Young brothers Jim and Tom Ziemet, after their mother died in childbirth with her ninth child, were placed by a Catholic priest with two Kenney families, related by marriage. Tom was raised by Pete and Josephine Kenney Meinertz, while Jim grew up with Ed and Josephine Imhoff Kenney. Jim was a third grader in 1937 when he and brother Tom (five years older) spent the night together with the Kenneys. But when Tom left and went alone to the Meinertz family, Jim learned they each had a new family.
Two other siblings went to Bloomer, Wis., but six of the children “lived on-and-off with a grandmother and were farmed out for various periods – a few years here and there.”
Take-in kids had varying upbringings. Jim reported he was treated like a “prince,” in an arrangement that was positive for all concerned. But not so for Tom, whose new parents were very strict while raising Tom until age 17. One day, probably around 1940, on the way home from New Albin where Pete Meinertz had consumed some alcohol, he informed Tom, “You don’t have to stay here anymore.” Tom stopped the car and walked back to New Albin, never to reside with the family again. Reaching New Albin on foot, Tom purchased a jar of olives with his two dollars, tied his belongings in a bundle on a stick over his shoulder and walked on to Lansing.
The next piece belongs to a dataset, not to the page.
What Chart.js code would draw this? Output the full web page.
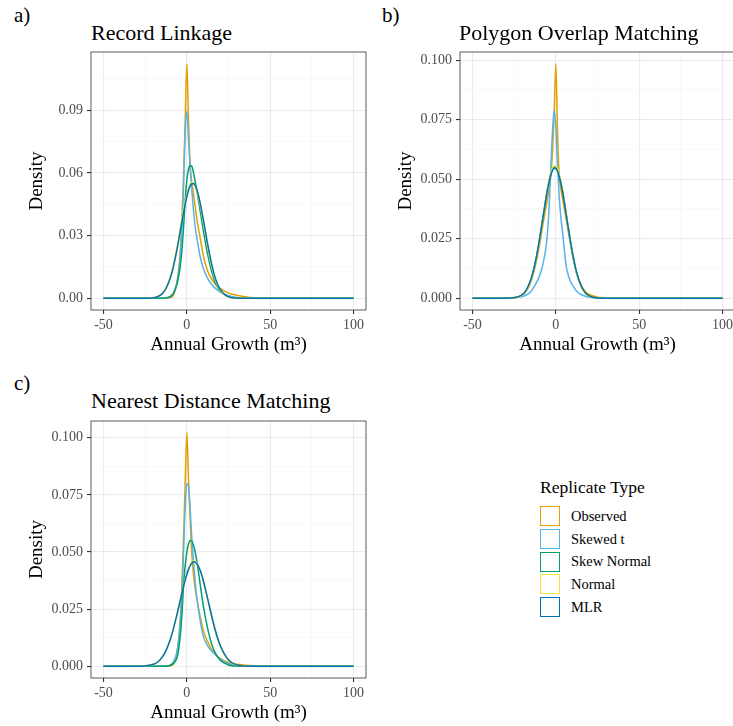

Although under age, he was able to enlist in the Navy, the beginning of a 26-year military career, encompassing World War II.
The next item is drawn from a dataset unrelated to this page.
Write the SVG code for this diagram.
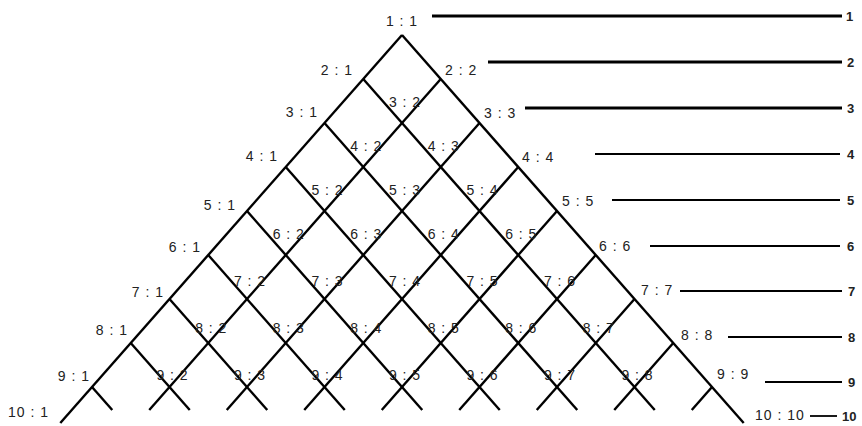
<svg xmlns="http://www.w3.org/2000/svg" width="862" height="426" viewBox="0 0 862 426">
<style>
  .lat line { stroke: #000; stroke-width: 2.4; stroke-linecap: butt; }
  .scale line { stroke: #000; }
  .thick { stroke-width: 3; }
  .thin { stroke-width: 1.8; }
  text { font-family: "Liberation Sans", Arial, sans-serif; font-size: 14px; fill: #222; letter-spacing: 1px; }
  .l { text-anchor: end; }
  .r { text-anchor: start; }
  .m { text-anchor: middle; }
  .num { font-weight: bold; fill: #222; letter-spacing: 0; font-size: 13px; }
</style>
<rect width="862" height="426" fill="#fff"/>
<g id="connectors" class="lat">
  <line x1="402" y1="35" x2="60.3" y2="423"/>
  <line x1="402" y1="35" x2="743.7" y2="423"/>
  <line x1="440.75" y1="79" x2="149.25" y2="410"/>
  <line x1="479.5" y1="123" x2="226.75" y2="410"/>
  <line x1="518.25" y1="167" x2="304.25" y2="410"/>
  <line x1="557" y1="211" x2="381.75" y2="410"/>
  <line x1="595.75" y1="255" x2="459.25" y2="410"/>
  <line x1="634.5" y1="299" x2="536.75" y2="410"/>
  <line x1="673.25" y1="343" x2="614.25" y2="410"/>
  <line x1="712" y1="387" x2="691.75" y2="410"/>
  <line x1="363.25" y1="79" x2="654.75" y2="410"/>
  <line x1="324.5" y1="123" x2="577.25" y2="410"/>
  <line x1="285.75" y1="167" x2="499.75" y2="410"/>
  <line x1="247" y1="211" x2="422.25" y2="410"/>
  <line x1="208.25" y1="255" x2="344.75" y2="410"/>
  <line x1="169.5" y1="299" x2="267.25" y2="410"/>
  <line x1="130.75" y1="343" x2="189.75" y2="410"/>
  <line x1="92" y1="387" x2="112.25" y2="410"/>
</g>
<g id="scale" class="scale">
  <line class="thick" x1="432" y1="16" x2="842" y2="16"/>
  <line class="thick" x1="488" y1="62" x2="842" y2="62"/>
  <line class="thick" x1="525" y1="108" x2="842" y2="108"/>
  <line class="thin" x1="595" y1="154" x2="840" y2="154"/>
  <line class="thin" x1="612" y1="200" x2="840" y2="200"/>
  <line class="thin" x1="650" y1="246" x2="840" y2="246"/>
  <line class="thin" x1="680" y1="291" x2="842" y2="291"/>
  <line class="thin" x1="728" y1="337" x2="842" y2="337"/>
  <line class="thin" x1="765" y1="382" x2="842" y2="382"/>
  <line class="thin" x1="810" y1="416" x2="837" y2="416"/>
  <text class="num" x="846" y="21">1</text>
  <text class="num" x="847" y="67">2</text>
  <text class="num" x="847" y="113">3</text>
  <text class="num" x="847" y="159">4</text>
  <text class="num" x="847" y="205">5</text>
  <text class="num" x="847" y="251">6</text>
  <text class="num" x="848" y="296">7</text>
  <text class="num" x="848" y="342">8</text>
  <text class="num" x="848" y="387">9</text>
  <text class="num" x="842" y="421">10</text>
</g>
<g id="n1-1"><text class="m" x="402" y="26">1 : 1</text></g>
<g id="n2-1"><text class="l" x="353" y="75">2 : 1</text></g>
<g id="n2-2"><text class="r" x="445" y="75">2 : 2</text></g>
<g id="n3-1"><text class="l" x="318" y="117">3 : 1</text></g>
<g id="n3-2"><text class="m" x="405" y="107">3 : 2</text></g>
<g id="n3-3"><text class="r" x="484" y="118">3 : 3</text></g>
<g id="n4-1"><text class="l" x="278" y="161">4 : 1</text></g>
<g id="n4-2"><text class="m" x="366.25" y="151">4 : 2</text></g>
<g id="n4-3"><text class="m" x="443.75" y="151">4 : 3</text></g>
<g id="n4-4"><text class="r" x="522" y="162">4 : 4</text></g>
<g id="n5-1"><text class="l" x="236" y="210">5 : 1</text></g>
<g id="n5-2"><text class="m" x="327.5" y="195">5 : 2</text></g>
<g id="n5-3"><text class="m" x="405" y="195">5 : 3</text></g>
<g id="n5-4"><text class="m" x="482.5" y="195">5 : 4</text></g>
<g id="n5-5"><text class="r" x="562" y="206">5 : 5</text></g>
<g id="n6-1"><text class="l" x="201" y="252">6 : 1</text></g>
<g id="n6-2"><text class="m" x="288.75" y="239">6 : 2</text></g>
<g id="n6-3"><text class="m" x="366.25" y="239">6 : 3</text></g>
<g id="n6-4"><text class="m" x="443.75" y="239">6 : 4</text></g>
<g id="n6-5"><text class="m" x="521.25" y="239">6 : 5</text></g>
<g id="n6-6"><text class="r" x="599" y="251">6 : 6</text></g>
<g id="n7-1"><text class="l" x="164" y="297">7 : 1</text></g>
<g id="n7-2"><text class="m" x="250" y="286">7 : 2</text></g>
<g id="n7-3"><text class="m" x="327.5" y="286">7 : 3</text></g>
<g id="n7-4"><text class="m" x="405" y="286">7 : 4</text></g>
<g id="n7-5"><text class="m" x="482.5" y="286">7 : 5</text></g>
<g id="n7-6"><text class="m" x="560" y="286">7 : 6</text></g>
<g id="n7-7"><text class="r" x="641" y="295">7 : 7</text></g>
<g id="n8-1"><text class="l" x="128" y="335">8 : 1</text></g>
<g id="n8-2"><text class="m" x="211.25" y="333">8 : 2</text></g>
<g id="n8-3"><text class="m" x="288.75" y="333">8 : 3</text></g>
<g id="n8-4"><text class="m" x="366.25" y="333">8 : 4</text></g>
<g id="n8-5"><text class="m" x="443.75" y="333">8 : 5</text></g>
<g id="n8-6"><text class="m" x="521.25" y="333">8 : 6</text></g>
<g id="n8-7"><text class="m" x="598.75" y="333">8 : 7</text></g>
<g id="n8-8"><text class="r" x="681" y="340">8 : 8</text></g>
<g id="n9-1"><text class="l" x="90" y="381">9 : 1</text></g>
<g id="n9-2"><text class="m" x="172.5" y="380">9 : 2</text></g>
<g id="n9-3"><text class="m" x="250" y="380">9 : 3</text></g>
<g id="n9-4"><text class="m" x="327.5" y="380">9 : 4</text></g>
<g id="n9-5"><text class="m" x="405" y="380">9 : 5</text></g>
<g id="n9-6"><text class="m" x="482.5" y="380">9 : 6</text></g>
<g id="n9-7"><text class="m" x="560" y="380">9 : 7</text></g>
<g id="n9-8"><text class="m" x="637.5" y="380">9 : 8</text></g>
<g id="n9-9"><text class="r" x="717" y="379">9 : 9</text></g>
<g id="n10-1"><text class="l" x="49" y="417">10 : 1</text></g>
<g id="n10-10"><text class="r" x="755" y="420">10 : 10</text></g>
</svg>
After his father died – possibly when a barn burned down – Oscar Smerud, according to local lore, was adopted by a young childless couple, John and Sarah Ryan. The 1900 census enumerated Oscar Smerud, age 22, as a “boarder.” Oscar eventually owned the family farm.
Even during the Great Depression, life on the farm was not all that much different than the preceding decades. In the early 1900s, brothers Garrett and Jeremiah Welsh, according to one of their school teachers, “would eat their school lunch out in the woodshed – outdoors, even in cold weather, because they were embarrassed because the other kids had sandwiches.”
As soon as the snow melted each spring, the Welsh boys stopped wearing shoes. One day in April, the valley received four or five inches of snow and then enough rain that a crust formed on top of the snow. When their teacher was leaving school, she saw blood on the snow where the barefooted brothers had walked up the hill. The Welsh farmhouse had no well, and there were no springs on Jefferson Ridge. They used water from the cattle’s pond.
“With no rural welfare system to help the needy, charity did begin at home,” assured Scottston and Atherton. A few resorted to thievery, “but this may have occurred under the averted eyes of the victim.” To survive, the Enockson family was known to be “a little bit light-fingered.” They would swipe corn from a neighboring cornfield and take it to Eitzen to sell. One victimized farmer took no action. When Jim Steele cut some corn, shocked it and then would take some ears into Eitzen to sell, the storeowners told him they already had some of his corn. He replied, it “was alright, because they had to eat, too.”